SHORT PROBLEM — Output exactly the lines from the line containing "Generate a LaTeX" through the line containing "(0,0) rectangle (944,502);", inclusive, and omit any pictures.

INPUT ROWS —
* * * * * * * * *

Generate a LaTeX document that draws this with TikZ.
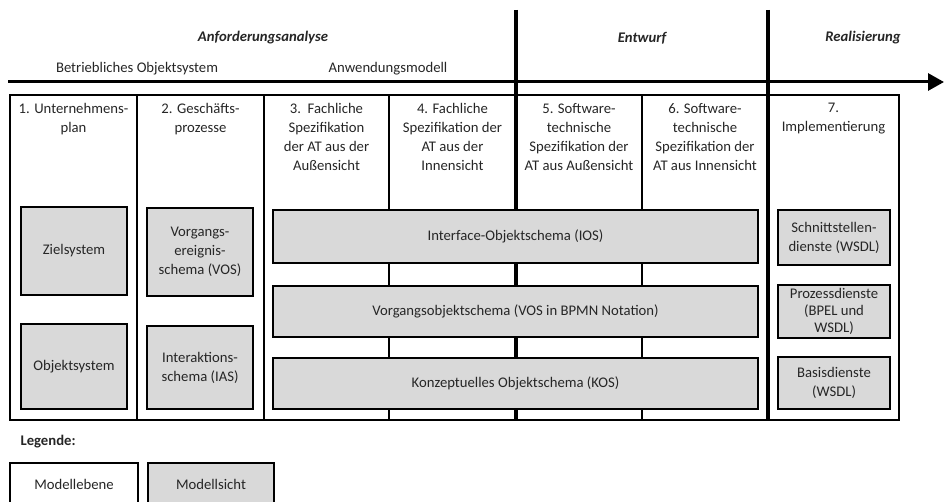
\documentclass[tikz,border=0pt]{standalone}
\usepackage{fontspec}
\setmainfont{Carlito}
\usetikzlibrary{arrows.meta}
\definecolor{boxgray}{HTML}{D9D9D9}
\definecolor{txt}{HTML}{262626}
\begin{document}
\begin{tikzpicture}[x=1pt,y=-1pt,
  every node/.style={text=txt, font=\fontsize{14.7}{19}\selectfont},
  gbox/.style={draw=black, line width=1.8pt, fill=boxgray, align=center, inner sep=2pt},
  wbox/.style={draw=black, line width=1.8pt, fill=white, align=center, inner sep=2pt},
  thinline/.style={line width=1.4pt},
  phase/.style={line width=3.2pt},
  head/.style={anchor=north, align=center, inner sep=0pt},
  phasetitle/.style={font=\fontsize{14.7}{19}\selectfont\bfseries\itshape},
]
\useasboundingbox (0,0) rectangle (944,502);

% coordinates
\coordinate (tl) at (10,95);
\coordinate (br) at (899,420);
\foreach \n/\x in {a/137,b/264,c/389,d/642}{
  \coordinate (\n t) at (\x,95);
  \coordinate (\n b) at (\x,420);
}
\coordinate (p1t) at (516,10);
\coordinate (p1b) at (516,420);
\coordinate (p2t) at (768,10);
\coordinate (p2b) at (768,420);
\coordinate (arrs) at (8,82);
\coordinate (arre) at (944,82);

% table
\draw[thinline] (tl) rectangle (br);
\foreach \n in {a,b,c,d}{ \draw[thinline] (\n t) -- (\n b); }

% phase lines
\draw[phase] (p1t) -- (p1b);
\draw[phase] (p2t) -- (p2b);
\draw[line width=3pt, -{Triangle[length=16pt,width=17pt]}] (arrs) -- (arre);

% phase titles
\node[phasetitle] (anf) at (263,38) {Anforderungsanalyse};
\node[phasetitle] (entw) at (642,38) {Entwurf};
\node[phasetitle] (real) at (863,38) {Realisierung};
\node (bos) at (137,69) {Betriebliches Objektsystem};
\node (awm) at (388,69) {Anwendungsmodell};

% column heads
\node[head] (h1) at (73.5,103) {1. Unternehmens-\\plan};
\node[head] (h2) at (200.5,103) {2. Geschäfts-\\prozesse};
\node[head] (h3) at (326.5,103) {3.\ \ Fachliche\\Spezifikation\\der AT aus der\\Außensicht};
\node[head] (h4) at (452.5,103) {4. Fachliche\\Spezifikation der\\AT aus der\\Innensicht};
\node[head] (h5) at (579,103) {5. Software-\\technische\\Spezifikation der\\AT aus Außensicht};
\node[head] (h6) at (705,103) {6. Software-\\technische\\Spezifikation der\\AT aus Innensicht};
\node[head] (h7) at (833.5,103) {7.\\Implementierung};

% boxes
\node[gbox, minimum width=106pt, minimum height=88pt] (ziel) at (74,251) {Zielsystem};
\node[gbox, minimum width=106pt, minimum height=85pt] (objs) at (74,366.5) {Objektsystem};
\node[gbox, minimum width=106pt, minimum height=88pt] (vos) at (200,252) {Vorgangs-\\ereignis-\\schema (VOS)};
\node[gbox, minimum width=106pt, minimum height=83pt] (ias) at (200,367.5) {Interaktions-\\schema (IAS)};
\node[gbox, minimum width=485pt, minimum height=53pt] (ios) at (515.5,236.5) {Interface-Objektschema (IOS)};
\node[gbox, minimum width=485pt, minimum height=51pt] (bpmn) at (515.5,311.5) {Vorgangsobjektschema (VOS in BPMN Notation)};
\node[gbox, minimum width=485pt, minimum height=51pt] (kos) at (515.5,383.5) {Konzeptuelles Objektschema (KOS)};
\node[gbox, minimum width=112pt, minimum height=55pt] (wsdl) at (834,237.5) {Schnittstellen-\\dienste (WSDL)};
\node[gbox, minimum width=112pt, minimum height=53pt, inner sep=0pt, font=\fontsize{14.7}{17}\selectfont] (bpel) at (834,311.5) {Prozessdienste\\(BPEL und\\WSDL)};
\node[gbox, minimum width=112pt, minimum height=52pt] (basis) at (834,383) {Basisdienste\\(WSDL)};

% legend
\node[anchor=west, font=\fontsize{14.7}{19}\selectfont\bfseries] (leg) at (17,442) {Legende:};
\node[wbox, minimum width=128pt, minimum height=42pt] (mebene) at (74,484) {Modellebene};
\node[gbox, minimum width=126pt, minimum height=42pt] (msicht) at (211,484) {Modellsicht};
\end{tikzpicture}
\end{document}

* * * * * * * * *

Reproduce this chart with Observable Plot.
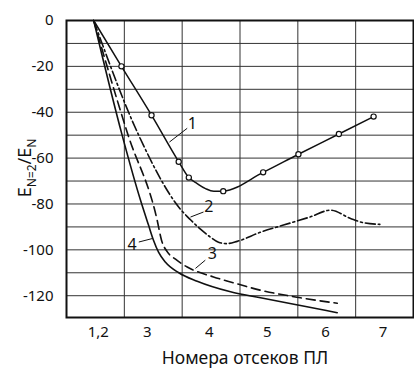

* * * * * * * * *

WORKED ANSWER —
Generate a LaTeX document that draws this with TikZ.
\documentclass[tikz,border=0pt]{standalone}
\usepackage{fontspec}
\setmainfont{Carlito}
\usetikzlibrary{arrows.meta}
\definecolor{boxgray}{HTML}{D9D9D9}
\definecolor{txt}{HTML}{262626}
\begin{document}
\begin{tikzpicture}[x=1pt,y=-1pt,
  every node/.style={text=txt, font=\fontsize{14.7}{19}\selectfont},
  gbox/.style={draw=black, line width=1.8pt, fill=boxgray, align=center, inner sep=2pt},
  wbox/.style={draw=black, line width=1.8pt, fill=white, align=center, inner sep=2pt},
  thinline/.style={line width=1.4pt},
  phase/.style={line width=3.2pt},
  head/.style={anchor=north, align=center, inner sep=0pt},
  phasetitle/.style={font=\fontsize{14.7}{19}\selectfont\bfseries\itshape},
]
\useasboundingbox (0,0) rectangle (944,502);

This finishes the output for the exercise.